**What to work on:** Look for the line containing "Output the Python" and the line containing "fig = go.Figure()"; retype them and all lines between, exactly, and leave out the pictures.

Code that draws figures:
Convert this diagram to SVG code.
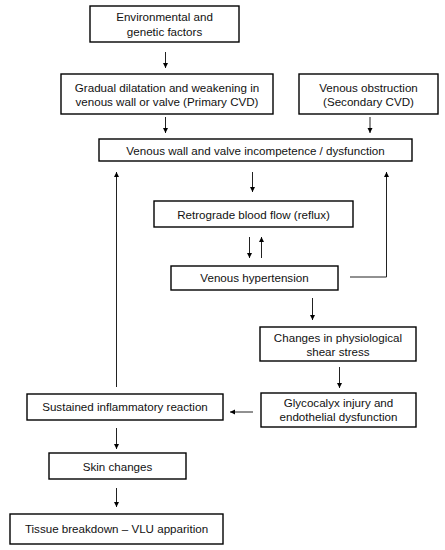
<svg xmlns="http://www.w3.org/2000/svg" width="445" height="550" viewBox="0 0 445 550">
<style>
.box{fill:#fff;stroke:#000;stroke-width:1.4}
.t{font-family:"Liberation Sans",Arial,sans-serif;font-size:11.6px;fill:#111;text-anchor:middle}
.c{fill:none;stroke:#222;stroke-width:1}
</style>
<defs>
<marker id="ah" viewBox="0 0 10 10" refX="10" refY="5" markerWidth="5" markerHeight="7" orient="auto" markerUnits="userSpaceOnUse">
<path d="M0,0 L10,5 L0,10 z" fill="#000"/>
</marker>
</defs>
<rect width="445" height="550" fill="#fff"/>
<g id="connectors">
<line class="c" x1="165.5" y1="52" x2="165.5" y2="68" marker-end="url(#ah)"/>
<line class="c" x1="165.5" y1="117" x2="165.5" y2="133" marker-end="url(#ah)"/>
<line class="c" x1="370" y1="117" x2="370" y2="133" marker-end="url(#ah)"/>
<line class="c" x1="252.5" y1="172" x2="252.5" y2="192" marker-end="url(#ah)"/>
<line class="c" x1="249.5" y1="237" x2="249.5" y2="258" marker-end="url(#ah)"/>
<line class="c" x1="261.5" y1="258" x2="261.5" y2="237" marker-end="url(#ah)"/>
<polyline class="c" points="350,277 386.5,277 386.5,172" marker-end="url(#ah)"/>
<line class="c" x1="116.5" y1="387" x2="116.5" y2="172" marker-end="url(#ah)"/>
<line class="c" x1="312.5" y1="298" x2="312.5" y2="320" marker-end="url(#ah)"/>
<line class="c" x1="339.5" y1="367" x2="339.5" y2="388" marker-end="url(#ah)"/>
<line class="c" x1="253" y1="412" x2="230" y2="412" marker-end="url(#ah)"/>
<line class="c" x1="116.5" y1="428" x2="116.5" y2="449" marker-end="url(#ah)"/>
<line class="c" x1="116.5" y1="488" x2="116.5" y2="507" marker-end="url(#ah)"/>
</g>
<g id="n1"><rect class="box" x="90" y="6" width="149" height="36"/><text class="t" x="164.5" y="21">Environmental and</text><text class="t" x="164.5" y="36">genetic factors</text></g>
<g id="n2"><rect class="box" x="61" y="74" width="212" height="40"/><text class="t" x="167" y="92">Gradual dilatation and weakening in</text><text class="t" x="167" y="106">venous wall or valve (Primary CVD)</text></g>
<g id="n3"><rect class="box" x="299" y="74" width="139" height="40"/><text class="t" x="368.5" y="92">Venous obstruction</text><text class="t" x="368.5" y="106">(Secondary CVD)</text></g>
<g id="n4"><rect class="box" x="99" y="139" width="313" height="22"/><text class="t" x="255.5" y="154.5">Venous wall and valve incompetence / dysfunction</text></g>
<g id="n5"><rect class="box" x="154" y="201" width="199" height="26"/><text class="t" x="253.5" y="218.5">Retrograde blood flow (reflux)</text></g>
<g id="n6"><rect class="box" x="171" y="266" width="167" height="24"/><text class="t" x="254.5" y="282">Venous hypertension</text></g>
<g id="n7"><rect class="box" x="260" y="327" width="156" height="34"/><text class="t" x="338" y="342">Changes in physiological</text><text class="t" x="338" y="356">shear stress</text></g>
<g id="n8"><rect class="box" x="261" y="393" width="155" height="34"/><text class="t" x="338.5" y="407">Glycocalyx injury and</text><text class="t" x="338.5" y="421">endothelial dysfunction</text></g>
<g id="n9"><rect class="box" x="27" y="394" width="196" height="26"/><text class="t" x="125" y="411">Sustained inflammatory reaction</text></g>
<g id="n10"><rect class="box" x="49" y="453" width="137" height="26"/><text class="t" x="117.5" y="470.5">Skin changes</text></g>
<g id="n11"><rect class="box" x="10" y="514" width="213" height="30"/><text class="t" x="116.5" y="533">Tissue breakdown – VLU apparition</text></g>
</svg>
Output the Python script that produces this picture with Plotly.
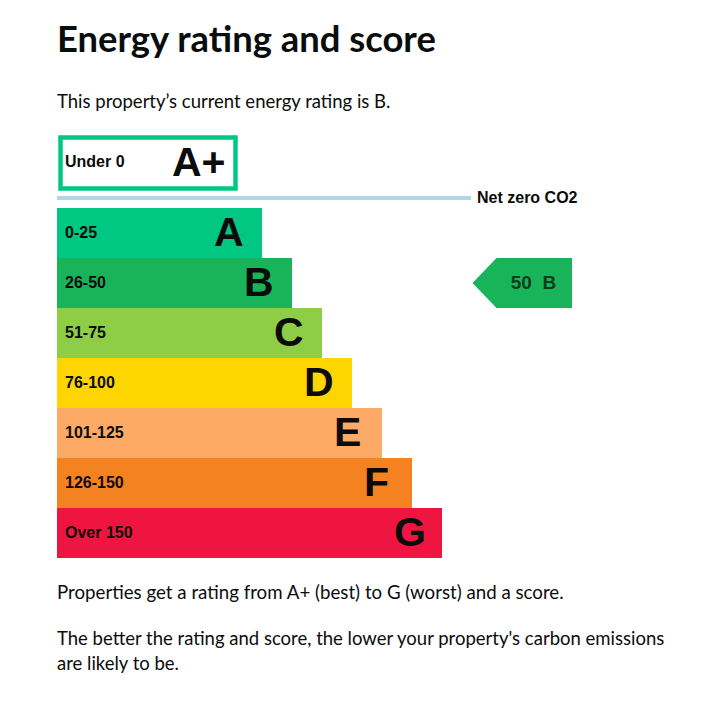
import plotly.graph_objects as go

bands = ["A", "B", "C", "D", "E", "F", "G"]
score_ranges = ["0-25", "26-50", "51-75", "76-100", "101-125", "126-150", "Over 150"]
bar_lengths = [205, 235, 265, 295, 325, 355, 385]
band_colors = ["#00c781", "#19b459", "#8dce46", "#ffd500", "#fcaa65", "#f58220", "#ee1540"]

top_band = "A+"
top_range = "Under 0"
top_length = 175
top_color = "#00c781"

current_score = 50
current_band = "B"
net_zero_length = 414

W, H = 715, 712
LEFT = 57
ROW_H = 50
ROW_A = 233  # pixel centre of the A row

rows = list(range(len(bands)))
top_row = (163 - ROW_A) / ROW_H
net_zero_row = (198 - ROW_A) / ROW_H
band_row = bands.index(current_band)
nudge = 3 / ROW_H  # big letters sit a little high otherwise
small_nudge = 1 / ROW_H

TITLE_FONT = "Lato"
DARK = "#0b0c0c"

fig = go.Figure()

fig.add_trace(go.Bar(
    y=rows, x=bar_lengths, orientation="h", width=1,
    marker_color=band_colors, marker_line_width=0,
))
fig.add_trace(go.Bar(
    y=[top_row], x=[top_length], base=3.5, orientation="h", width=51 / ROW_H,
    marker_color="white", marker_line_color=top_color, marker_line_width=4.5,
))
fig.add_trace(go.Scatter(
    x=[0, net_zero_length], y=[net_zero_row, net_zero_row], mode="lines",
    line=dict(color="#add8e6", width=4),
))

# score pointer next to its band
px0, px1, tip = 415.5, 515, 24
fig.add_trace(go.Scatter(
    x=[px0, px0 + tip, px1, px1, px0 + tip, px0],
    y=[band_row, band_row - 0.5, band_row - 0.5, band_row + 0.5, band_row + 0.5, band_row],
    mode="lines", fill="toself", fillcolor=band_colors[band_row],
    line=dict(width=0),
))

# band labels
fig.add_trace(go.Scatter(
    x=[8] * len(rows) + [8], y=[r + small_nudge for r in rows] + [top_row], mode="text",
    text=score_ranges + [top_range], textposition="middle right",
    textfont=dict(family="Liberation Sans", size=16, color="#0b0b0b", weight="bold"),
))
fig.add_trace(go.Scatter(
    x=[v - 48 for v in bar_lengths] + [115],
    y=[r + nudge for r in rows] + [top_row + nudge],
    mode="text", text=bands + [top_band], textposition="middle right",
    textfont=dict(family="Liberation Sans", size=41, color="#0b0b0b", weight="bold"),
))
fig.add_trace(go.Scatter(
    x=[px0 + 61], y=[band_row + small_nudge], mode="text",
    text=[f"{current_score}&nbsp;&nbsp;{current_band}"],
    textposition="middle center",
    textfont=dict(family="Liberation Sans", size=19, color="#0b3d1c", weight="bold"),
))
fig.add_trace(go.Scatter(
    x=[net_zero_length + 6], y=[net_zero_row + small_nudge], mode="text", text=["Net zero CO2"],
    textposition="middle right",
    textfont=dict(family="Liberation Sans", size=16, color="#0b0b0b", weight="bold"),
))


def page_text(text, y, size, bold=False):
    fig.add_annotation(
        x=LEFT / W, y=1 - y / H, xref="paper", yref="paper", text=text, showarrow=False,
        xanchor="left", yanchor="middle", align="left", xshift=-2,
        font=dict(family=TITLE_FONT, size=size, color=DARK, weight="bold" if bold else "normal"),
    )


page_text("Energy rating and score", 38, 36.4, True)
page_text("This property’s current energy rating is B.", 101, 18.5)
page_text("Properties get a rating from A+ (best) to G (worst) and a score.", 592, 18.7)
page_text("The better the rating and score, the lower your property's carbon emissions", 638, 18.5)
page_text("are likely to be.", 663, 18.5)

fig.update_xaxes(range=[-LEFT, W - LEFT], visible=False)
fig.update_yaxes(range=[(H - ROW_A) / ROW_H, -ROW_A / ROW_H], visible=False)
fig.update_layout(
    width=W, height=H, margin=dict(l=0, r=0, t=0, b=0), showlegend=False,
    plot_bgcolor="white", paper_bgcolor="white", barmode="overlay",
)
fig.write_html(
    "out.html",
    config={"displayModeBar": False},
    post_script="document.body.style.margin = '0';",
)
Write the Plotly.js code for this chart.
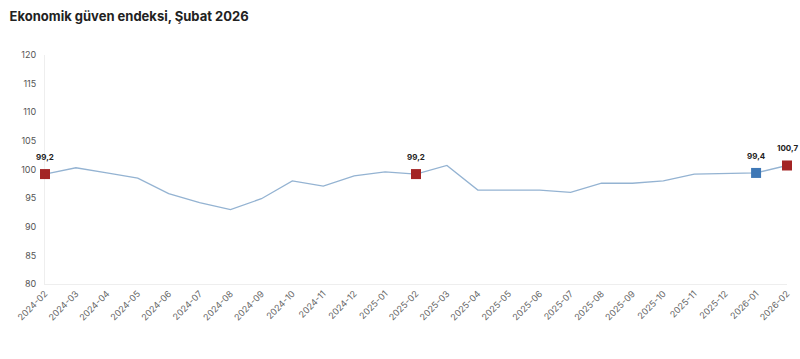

**Output of the task:**
Output the Python script that produces this picture with Plotly.
import plotly.graph_objects as go

bands = ["A", "B", "C", "D", "E", "F", "G"]
score_ranges = ["0-25", "26-50", "51-75", "76-100", "101-125", "126-150", "Over 150"]
bar_lengths = [205, 235, 265, 295, 325, 355, 385]
band_colors = ["#00c781", "#19b459", "#8dce46", "#ffd500", "#fcaa65", "#f58220", "#ee1540"]

top_band = "A+"
top_range = "Under 0"
top_length = 175
top_color = "#00c781"

current_score = 50
current_band = "B"
net_zero_length = 414

W, H = 715, 712
LEFT = 57
ROW_H = 50
ROW_A = 233  # pixel centre of the A row

rows = list(range(len(bands)))
top_row = (163 - ROW_A) / ROW_H
net_zero_row = (198 - ROW_A) / ROW_H
band_row = bands.index(current_band)
nudge = 3 / ROW_H  # big letters sit a little high otherwise
small_nudge = 1 / ROW_H

TITLE_FONT = "Lato"
DARK = "#0b0c0c"

fig = go.Figure()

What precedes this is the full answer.